The latest CAO results pointed to a notable drop in those applying for science, technology and engineering courses at third-level.
However, this is not due to a lack of interest in these areas but rather an astute reaction on the part of secondary level students to the doom and gloom economic reports we have been hearing about, said Seamus McGuiness, MD of Prim-Ed publishing, supplier of both e-learning software and interactive whiteboards to schools.
“If you are a parent who was sitting with your child as they were preparing the CAO form, you will be aware it was filled out in the midst of an economic downturn where doom and gloom projections in construction and the roll-back of IT in school initiatives by Government are having an impact on the student,” said McGuiness.

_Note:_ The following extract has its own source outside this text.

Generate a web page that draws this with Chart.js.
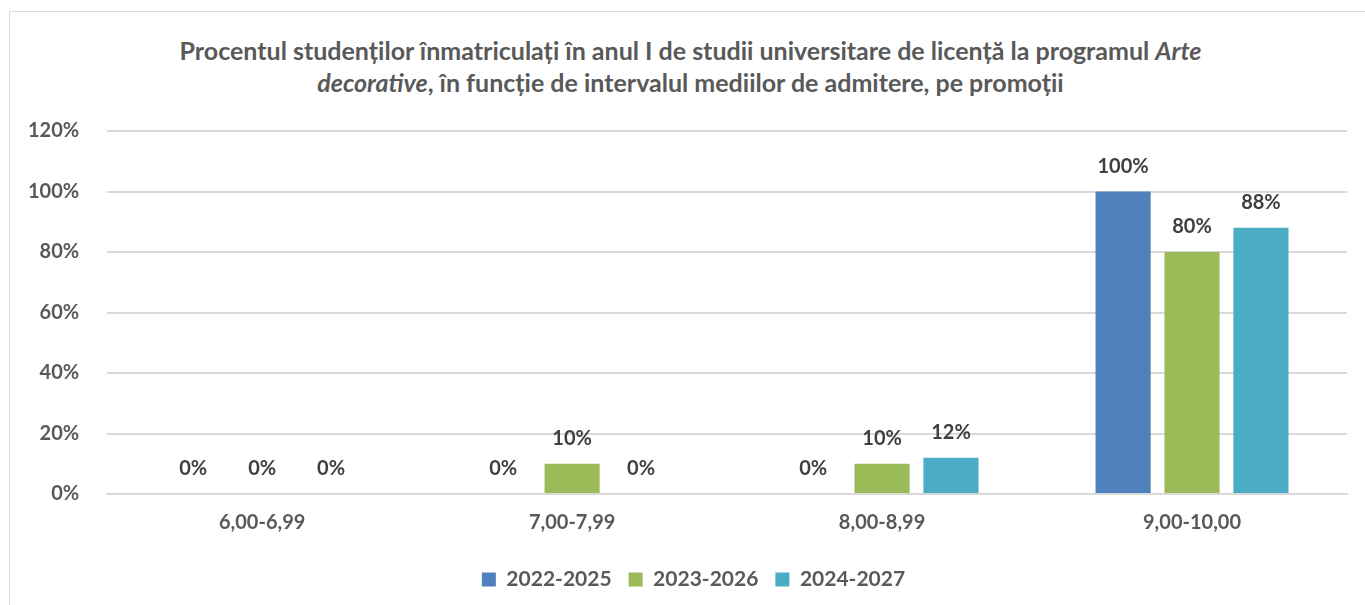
<!DOCTYPE html>
<html>
<head>
<meta charset="utf-8">
<script src="https://cdn.jsdelivr.net/npm/chart.js@4"></script>
<style>
  html, body { margin: 0; padding: 0; background: #fff; }
  body { width: 1365px; height: 605px; position: relative; overflow: hidden; }
  #frame {
    position: absolute; left: 9px; top: 11px; width: 1370px; height: 610px;
    border: 1px solid #d9d9d9; box-sizing: border-box;
  }
  #title {
    position: absolute; left: 8px; top: 34px; width: 1365px;
    text-align: center; color: #595959;
    font: bold 25px Lato, "Open Sans", sans-serif;
    line-height: 32px;
  }
  #wrap { position: absolute; left: 0; top: 0; width: 1365px; height: 605px; }
</style>
</head>
<body>
<div id="frame"></div>
<div id="title">Procentul studenților înmatriculați în anul I de studii universitare de licență la programul <i>Arte<br>decorative</i>, în funcție de intervalul mediilor de admitere, pe promoții</div>
<div id="wrap"><canvas id="chart"></canvas></div>
<script>
const categories = ["6,00-6,99", "7,00-7,99", "8,00-8,99", "9,00-10,00"];
const seriesNames = ["2022-2025", "2023-2026", "2024-2027"];
const values2022 = [0, 0, 0, 100];
const values2023 = [0, 10, 10, 80];
const values2024 = [0, 0, 12, 88];
const yTicks = [0, 20, 40, 60, 80, 100, 120];

const colors = ["#4f81bd", "#9bbb59", "#4bacc6"];
const fontFamily = 'Lato, "Open Sans", sans-serif';

// draws the value above each bar
const valueLabels = {
  id: "valueLabels",
  afterDatasetsDraw(chart) {
    const ctx = chart.ctx;
    ctx.save();
    ctx.font = "bold 20px " + fontFamily;
    ctx.fillStyle = "#404040";
    ctx.textAlign = "center";
    ctx.textBaseline = "middle";
    chart.data.datasets.forEach((ds, i) => {
      const meta = chart.getDatasetMeta(i);
      meta.data.forEach((bar, j) => {
        ctx.fillText(ds.data[j] + "%", bar.x, bar.y - 25);
      });
    });
    ctx.restore();
  },
};

// legend sits a bit right of centre in the original
const legendShift = {
  id: "legendShift",
  afterLayout(chart) {
    chart.legend.left += 20;
    chart.legend.right += 20;
  },
};

const ctx = document.getElementById("chart").getContext("2d");
new Chart(ctx, {
  type: "bar",
  data: {
    labels: categories,
    datasets: [
      { label: seriesNames[0], data: values2022, backgroundColor: colors[0] },
      { label: seriesNames[1], data: values2023, backgroundColor: colors[1] },
      { label: seriesNames[2], data: values2024, backgroundColor: colors[2] },
    ],
  },
  options: {
    responsive: true,
    maintainAspectRatio: false,
    animation: false,
    layout: { padding: { top: 131, left: 0, right: 18, bottom: 5 } },
    datasets: {
      bar: { barPercentage: 0.8, categoryPercentage: 0.667 },
    },
    plugins: {
      title: { display: false },
      tooltip: { enabled: false },
      legend: {
        position: "bottom",
        labels: {
          boxWidth: 14,
          boxHeight: 14,
          padding: 17,
          color: "#595959",
          font: { family: fontFamily, size: 21, weight: "bold" },
        },
      },
    },
    scales: {
      x: {
        grid: { display: false, drawTicks: false },
        border: { display: true, color: "#d9d9d9", width: 2 },
        ticks: {
          padding: 17,
          color: "#595959",
          font: { family: fontFamily, size: 20, weight: "bold" },
        },
      },
      y: {
        min: 0,
        max: 120,
        afterBuildTicks(axis) {
          axis.ticks = yTicks.map((v) => ({ value: v }));
        },
        grid: { color: "#d9d9d9", lineWidth: 2, drawTicks: false },
        border: { display: false },
        ticks: {
          padding: 28,
          color: "#595959",
          font: { family: fontFamily, size: 20, weight: "bold" },
          callback: (v) => v + "%",
        },
      },
    },
  },
  plugins: [valueLabels, legendShift],
});
</script>
</body>
</html>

“In a sense, this swift response is an indicator of students’ interest in digital media – consuming news instantaneously online and being more aware than ever of the economic context of their continuing education in the next few years.”
Besides which, McGuiness points out, we are now seeing the end product of recent investment in ICT in schools, by parents, communities, the technology industry and partially by Government, and this has not come to fruition just yet.
“We are not seeing the result of that yet – the full results are yet to come, we are only seeing the early stages of this investment.”
Even so, we are now hearing of 10,000 vacancies in IT, an industry crying out for graduates due to an ever-shrinking number of applicants.
“This information should have been made available before the CAO forms were filled out,” said McGuiness.
“Perhaps we only shout about it after the fact and we certainly cannot blame the colleges, who can only do so much marketing. If the Government really wants to send a message that a career in engineering or technology is a wise move, then it must send this message by investing in the technologies themselves.”